Transcribe exactly the lines from the one containing "Write the Plotly code for this chart." through the one containing "import plotly.graph_objects as go", both included, and leave out any pictures.

• **INFORMATION SHOWN**:
## begin
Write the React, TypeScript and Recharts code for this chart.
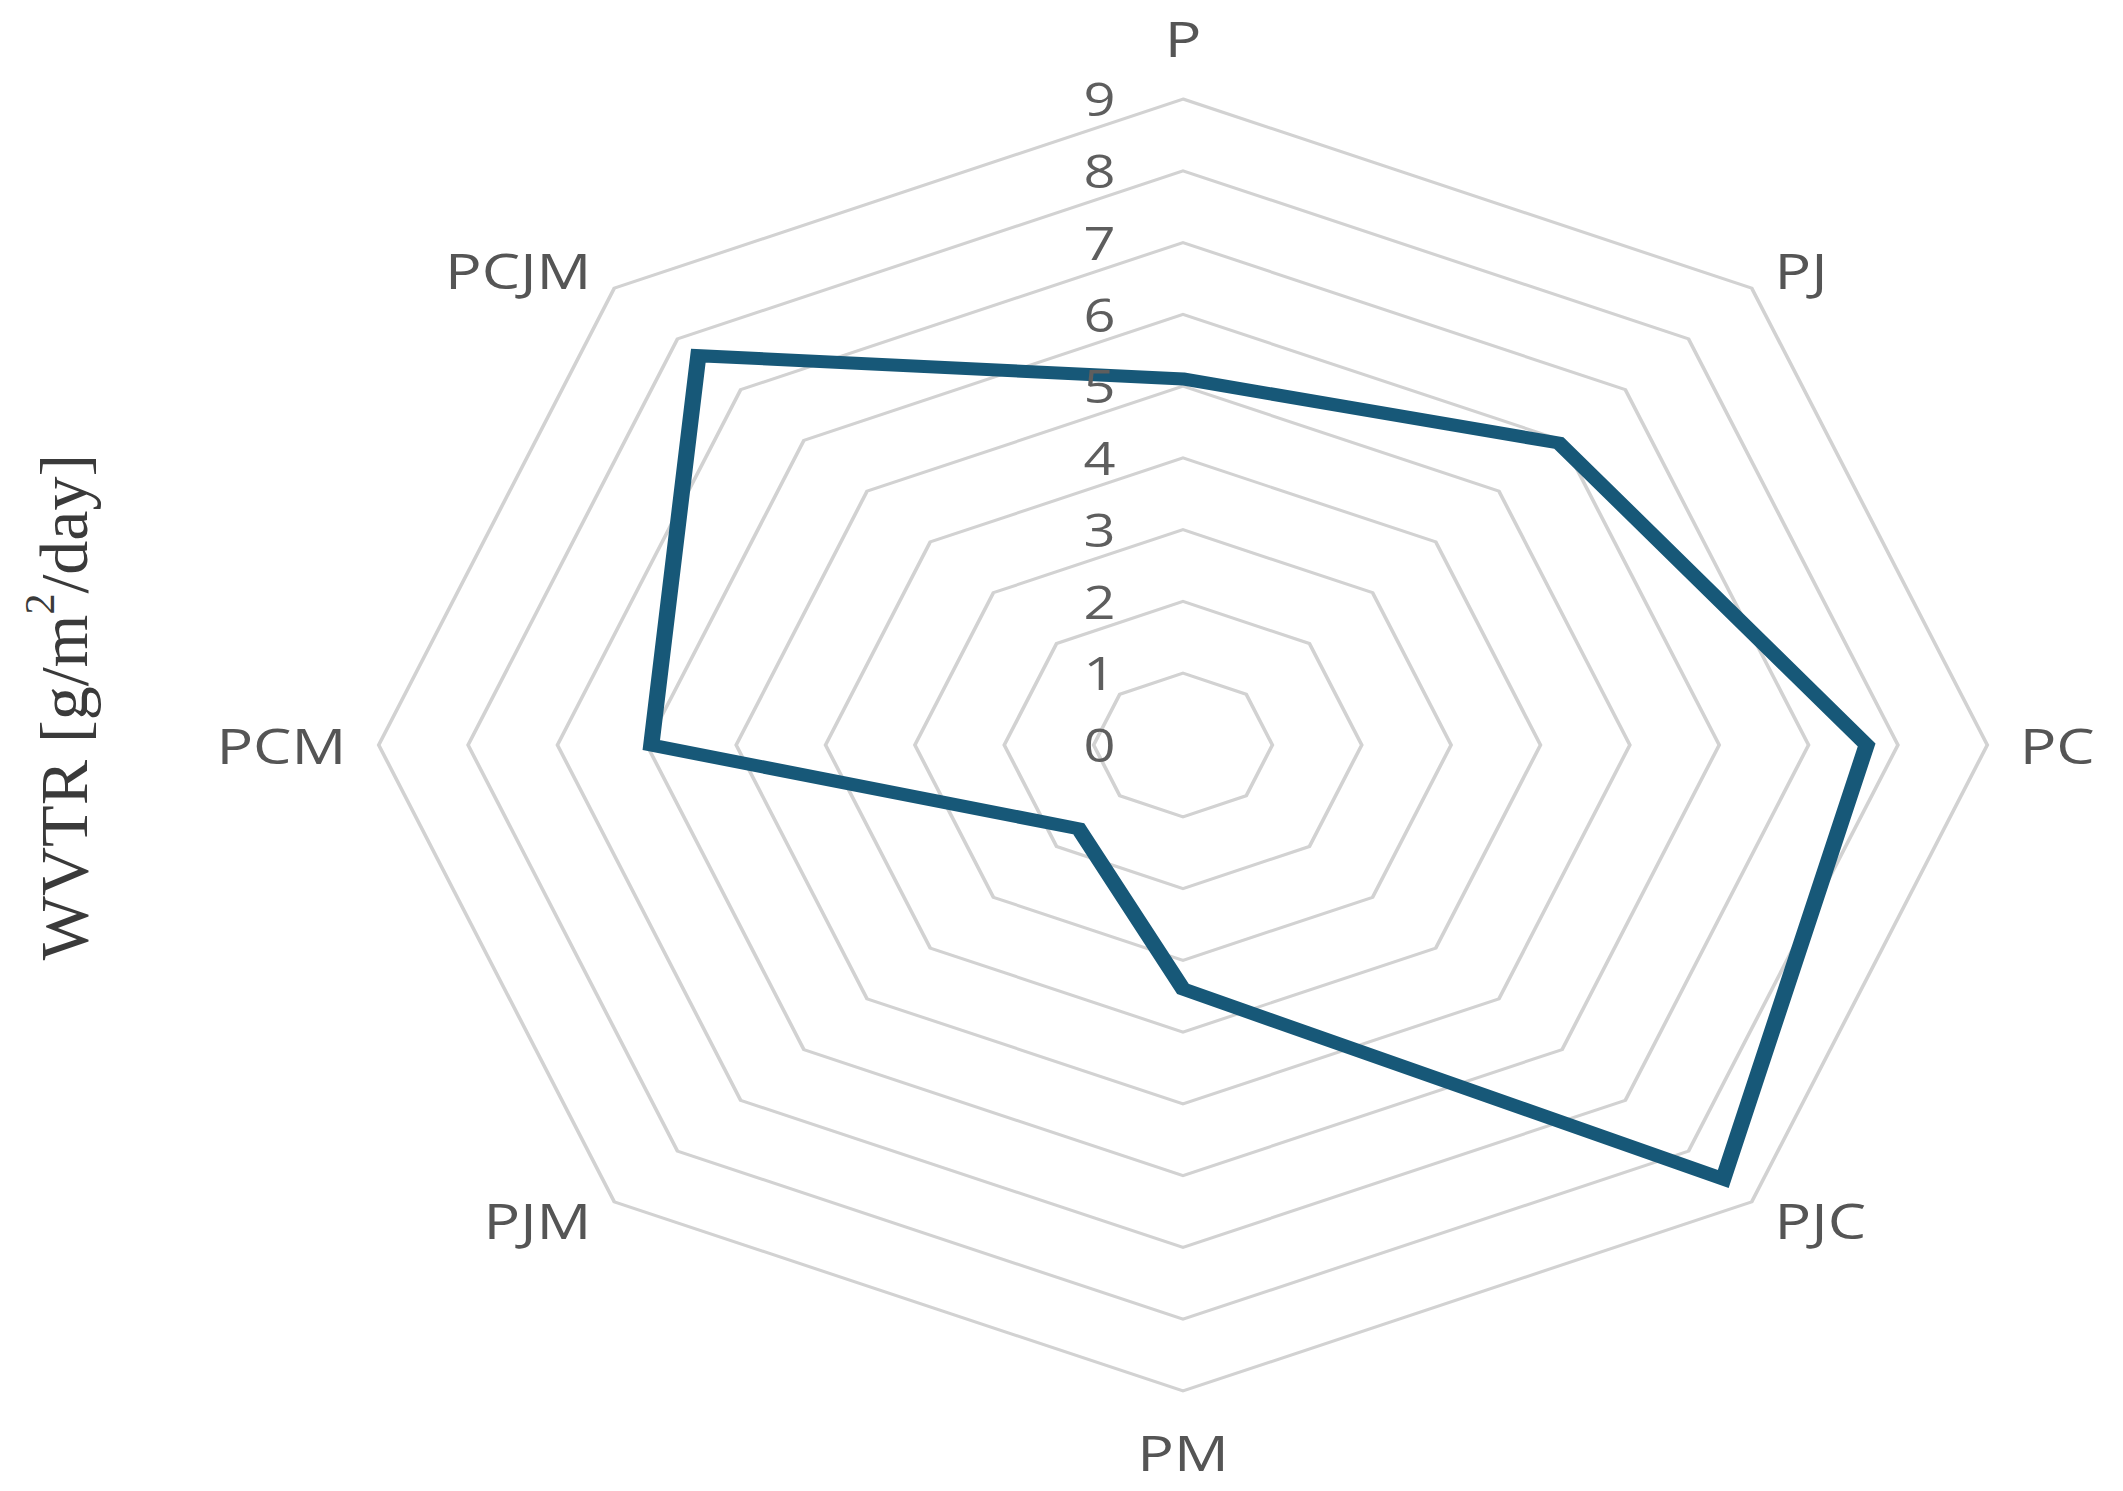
## end
## begin
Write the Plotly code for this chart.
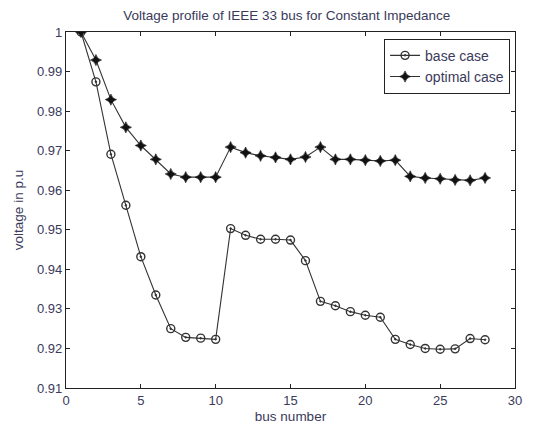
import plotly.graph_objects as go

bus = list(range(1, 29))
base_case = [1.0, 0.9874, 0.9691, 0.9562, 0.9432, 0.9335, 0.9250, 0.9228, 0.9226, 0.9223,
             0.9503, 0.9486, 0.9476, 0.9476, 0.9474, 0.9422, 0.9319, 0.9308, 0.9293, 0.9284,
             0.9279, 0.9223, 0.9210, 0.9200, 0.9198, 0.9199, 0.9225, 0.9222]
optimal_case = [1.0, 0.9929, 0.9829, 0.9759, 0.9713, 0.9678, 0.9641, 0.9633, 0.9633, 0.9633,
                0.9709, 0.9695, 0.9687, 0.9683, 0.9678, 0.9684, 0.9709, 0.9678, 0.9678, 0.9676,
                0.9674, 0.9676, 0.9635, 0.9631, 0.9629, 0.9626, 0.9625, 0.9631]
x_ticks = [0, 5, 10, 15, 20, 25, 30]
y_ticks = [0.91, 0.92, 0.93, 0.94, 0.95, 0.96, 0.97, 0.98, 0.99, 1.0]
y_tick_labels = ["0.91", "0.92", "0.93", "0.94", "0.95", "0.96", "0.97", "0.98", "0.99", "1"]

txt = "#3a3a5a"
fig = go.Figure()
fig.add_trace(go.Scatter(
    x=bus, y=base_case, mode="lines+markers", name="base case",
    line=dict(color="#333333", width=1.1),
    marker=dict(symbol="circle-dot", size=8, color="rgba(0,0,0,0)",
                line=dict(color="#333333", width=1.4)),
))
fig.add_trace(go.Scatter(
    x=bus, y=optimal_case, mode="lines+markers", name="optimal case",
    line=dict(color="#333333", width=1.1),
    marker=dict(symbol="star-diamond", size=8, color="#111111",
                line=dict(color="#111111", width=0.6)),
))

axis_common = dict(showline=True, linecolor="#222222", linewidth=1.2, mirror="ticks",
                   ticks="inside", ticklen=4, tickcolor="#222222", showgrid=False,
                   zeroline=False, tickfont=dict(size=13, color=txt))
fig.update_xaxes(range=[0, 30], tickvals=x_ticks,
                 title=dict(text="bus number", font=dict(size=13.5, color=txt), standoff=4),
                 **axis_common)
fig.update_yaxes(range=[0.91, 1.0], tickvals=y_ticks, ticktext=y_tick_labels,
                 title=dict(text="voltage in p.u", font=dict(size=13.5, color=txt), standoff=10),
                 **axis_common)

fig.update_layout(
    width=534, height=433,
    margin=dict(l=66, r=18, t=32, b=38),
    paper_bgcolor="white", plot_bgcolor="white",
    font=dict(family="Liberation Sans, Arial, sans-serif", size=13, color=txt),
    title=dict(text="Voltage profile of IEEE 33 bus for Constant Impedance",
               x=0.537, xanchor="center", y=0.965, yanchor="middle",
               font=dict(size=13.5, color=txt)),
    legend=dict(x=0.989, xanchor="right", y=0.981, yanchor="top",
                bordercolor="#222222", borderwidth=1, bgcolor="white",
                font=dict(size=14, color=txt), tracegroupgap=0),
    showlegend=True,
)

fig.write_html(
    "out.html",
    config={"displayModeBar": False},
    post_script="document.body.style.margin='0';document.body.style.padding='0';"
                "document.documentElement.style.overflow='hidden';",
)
## end
• **IN RESPONSE**:
Write the Plotly code for this chart.
import plotly.graph_objects as go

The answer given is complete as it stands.